Norah O'Donnell, Charlie Rose and Gayle King
The recent birth of Kim Kardashian and Kanye West's baby didn't make it onto CBS This Morning. "We were the only morning show that didn't mention it," coanchor Gayle King says proudly. And that's just fine with the increasing number of fans tuning in to the show that relaunched last year as a newsier, tabloid-free alternative to ABC's Good Morning America and NBC's Today.
The year-to-year audience growth for King and coanchors Charlie Rose and Norah O'Donnell has been as high as 39 percent in recent weeks.
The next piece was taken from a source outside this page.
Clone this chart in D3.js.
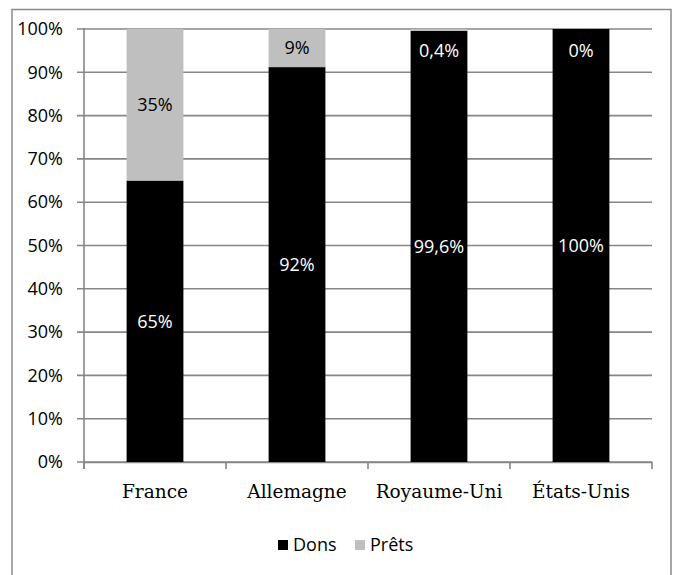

With an average of 3 million viewers, CBS scored its best May-sweep morning-ratings performance since 1994. While well behind ABC's 5.7 million and NBC's 4.8 million viewers, the numbers indicate that CBS This Morning has effectively positioned itself to pick up disenchanted Today viewers who may find GMA too frothy. "People come up to me and say, 'You guys actually do news,'" says O'Donnell.
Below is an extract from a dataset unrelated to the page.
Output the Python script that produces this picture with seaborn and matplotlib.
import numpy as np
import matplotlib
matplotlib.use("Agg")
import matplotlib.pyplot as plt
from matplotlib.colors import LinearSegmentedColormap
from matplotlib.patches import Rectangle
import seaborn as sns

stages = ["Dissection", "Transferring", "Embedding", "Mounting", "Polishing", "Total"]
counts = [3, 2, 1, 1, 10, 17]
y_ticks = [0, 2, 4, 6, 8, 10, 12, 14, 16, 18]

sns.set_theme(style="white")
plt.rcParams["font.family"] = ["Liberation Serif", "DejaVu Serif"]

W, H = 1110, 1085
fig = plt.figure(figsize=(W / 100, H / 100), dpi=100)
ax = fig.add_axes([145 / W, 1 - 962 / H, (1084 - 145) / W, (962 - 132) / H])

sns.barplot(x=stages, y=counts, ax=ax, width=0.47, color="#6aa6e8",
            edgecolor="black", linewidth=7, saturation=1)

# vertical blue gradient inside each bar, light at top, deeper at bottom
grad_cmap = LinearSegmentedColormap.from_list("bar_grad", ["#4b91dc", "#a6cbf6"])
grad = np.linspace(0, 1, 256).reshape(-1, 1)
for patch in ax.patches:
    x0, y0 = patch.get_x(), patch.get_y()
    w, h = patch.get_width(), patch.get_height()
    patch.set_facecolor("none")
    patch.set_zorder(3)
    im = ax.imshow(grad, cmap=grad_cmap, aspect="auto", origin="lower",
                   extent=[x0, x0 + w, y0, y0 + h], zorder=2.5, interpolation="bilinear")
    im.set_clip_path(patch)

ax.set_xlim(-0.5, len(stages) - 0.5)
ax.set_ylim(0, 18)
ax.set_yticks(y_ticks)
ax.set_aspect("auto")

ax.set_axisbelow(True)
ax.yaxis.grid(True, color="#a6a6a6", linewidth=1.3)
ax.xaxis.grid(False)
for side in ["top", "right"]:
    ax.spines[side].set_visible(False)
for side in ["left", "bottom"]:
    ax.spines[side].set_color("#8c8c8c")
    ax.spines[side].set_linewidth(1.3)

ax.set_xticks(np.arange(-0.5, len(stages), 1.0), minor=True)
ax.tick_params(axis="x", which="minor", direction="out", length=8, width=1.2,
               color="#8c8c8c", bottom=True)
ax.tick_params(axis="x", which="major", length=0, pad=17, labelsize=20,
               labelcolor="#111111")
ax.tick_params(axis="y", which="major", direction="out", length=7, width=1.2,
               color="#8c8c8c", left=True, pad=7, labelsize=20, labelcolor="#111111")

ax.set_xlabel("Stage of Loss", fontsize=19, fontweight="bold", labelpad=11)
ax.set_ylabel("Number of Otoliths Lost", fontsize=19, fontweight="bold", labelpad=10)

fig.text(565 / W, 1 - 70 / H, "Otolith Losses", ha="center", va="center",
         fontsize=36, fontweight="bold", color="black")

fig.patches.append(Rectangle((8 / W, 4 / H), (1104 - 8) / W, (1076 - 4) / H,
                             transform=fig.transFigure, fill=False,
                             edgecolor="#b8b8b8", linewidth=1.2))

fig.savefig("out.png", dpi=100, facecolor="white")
After initial skepticism over his old network's focus on more serious content, former CBS News president Andrew Heyward now counts himself as a regular viewer. "In a fragmented media world, differentiation is the key to success," he says. "They've done that very well." Some of the touches executive producer Chris Licht (formerly of MSNBC's Morning Joe) brought to the show, such as the round glass table that lends itself to conversation among the anchors, have even shown up on other morning programs. "For the first time CBS is not copying anybody in the morning," says Licht. "They are copying us."
What has also helped is a team of anchors who truly like each other. "We have real admiration and respect," says Rose. King adds that her relaxed on-air rapport with Rose has led to questions from viewers about how close they really are. "Women are always asking me about the show," says King. "One asked me 'what is it between you two?' I said 'what do you mean?' She said 'you know what I mean.' I said 'I don't know what you mean.'"
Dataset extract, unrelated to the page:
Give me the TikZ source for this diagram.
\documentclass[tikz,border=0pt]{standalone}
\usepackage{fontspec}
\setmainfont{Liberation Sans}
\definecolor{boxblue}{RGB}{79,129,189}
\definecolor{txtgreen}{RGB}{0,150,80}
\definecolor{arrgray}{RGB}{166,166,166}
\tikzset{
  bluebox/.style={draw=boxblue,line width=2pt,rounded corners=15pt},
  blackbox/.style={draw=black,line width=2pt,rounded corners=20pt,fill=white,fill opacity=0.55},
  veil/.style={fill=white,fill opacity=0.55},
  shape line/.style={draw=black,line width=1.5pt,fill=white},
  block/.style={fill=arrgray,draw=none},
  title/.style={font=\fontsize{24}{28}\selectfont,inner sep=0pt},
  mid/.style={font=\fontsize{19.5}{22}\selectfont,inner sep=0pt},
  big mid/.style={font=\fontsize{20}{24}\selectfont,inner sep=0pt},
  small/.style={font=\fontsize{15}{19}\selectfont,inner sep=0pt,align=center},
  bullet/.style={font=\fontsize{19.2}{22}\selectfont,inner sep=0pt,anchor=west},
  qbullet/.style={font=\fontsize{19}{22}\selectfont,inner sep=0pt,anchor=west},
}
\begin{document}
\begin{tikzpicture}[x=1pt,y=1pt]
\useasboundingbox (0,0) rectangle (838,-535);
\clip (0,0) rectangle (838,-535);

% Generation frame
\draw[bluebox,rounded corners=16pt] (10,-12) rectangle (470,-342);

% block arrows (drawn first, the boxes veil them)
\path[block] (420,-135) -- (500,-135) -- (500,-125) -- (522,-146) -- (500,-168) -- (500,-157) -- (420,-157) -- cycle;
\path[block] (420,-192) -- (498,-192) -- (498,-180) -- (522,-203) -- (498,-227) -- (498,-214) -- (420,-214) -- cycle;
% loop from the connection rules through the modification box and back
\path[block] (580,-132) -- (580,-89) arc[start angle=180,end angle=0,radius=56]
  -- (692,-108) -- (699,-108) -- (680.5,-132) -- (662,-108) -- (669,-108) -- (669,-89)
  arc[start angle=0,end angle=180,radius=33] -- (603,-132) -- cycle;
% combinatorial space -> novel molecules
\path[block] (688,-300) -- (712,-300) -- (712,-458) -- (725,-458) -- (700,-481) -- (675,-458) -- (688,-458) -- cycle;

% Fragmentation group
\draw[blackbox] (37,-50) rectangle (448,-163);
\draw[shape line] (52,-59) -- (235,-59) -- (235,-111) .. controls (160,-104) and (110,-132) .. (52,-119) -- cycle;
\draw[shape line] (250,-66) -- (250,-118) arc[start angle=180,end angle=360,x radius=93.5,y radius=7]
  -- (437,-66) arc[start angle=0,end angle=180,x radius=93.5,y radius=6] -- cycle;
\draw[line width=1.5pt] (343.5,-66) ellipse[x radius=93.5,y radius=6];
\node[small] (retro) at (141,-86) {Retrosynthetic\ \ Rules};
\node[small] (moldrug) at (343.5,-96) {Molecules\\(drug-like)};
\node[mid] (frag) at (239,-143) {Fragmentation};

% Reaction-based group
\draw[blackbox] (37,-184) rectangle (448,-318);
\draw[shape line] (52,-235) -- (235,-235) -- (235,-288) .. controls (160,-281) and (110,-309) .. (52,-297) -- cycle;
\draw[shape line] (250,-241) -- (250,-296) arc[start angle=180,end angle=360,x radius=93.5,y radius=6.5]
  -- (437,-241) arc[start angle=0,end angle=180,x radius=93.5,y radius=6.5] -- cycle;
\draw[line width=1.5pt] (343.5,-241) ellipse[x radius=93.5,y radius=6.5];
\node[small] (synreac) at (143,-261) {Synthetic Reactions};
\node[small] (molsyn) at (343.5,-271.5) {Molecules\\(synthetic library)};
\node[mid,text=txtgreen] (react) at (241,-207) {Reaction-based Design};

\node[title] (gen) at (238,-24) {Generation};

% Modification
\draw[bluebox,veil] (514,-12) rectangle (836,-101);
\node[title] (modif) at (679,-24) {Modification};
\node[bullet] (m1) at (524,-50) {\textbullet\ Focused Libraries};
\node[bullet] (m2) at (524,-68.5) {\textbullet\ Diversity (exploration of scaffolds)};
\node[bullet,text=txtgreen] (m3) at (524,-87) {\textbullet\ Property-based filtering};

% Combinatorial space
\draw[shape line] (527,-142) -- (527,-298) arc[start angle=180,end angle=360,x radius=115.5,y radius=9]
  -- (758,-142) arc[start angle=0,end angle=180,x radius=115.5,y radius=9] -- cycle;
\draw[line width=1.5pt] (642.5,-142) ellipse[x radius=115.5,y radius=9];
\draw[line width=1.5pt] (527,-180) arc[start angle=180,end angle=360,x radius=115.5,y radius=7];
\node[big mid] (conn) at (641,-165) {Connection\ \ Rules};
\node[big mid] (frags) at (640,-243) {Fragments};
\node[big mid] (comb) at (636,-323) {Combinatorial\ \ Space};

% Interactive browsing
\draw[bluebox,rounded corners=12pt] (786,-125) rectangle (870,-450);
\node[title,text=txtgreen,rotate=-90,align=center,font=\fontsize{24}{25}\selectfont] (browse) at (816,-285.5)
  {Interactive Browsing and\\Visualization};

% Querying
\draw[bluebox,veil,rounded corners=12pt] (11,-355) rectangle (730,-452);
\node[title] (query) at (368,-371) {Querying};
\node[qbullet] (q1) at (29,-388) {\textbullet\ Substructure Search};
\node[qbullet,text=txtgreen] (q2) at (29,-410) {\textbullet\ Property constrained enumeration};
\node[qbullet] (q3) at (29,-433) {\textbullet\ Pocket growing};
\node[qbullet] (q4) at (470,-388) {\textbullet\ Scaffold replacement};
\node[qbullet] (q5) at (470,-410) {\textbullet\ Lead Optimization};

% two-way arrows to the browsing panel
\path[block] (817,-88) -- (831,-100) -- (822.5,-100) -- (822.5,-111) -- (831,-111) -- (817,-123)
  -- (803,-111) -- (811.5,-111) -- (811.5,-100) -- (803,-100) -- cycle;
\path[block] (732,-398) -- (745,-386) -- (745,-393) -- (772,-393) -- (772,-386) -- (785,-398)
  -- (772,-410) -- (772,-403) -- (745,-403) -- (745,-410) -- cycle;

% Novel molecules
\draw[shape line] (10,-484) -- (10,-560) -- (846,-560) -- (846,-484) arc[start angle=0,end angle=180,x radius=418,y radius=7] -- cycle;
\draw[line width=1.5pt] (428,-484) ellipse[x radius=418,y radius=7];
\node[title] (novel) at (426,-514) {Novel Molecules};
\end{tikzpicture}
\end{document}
"They're not dating," O'Donnell notes. "There is a genuine affection and friendship that's going on here."
Rose credits the arrival of O'Donnell — who replaced CBS Early Show holdover Erica Hill in September — for helping the combination click. "It was a new chemistry that kicked the show into another plateau," he says. "It added to the strengths that were here."
Rose, 71, has surprised rivals with his ability to adapt to the early hours while still doing his nightly talk show on public television, which tapes in the late afternoon. He showed no signs of on-air weariness the morning after watching an NBA Finals game that ended past midnight. Says O'Donnell: "Charlie has more stamina than Gayle and I do."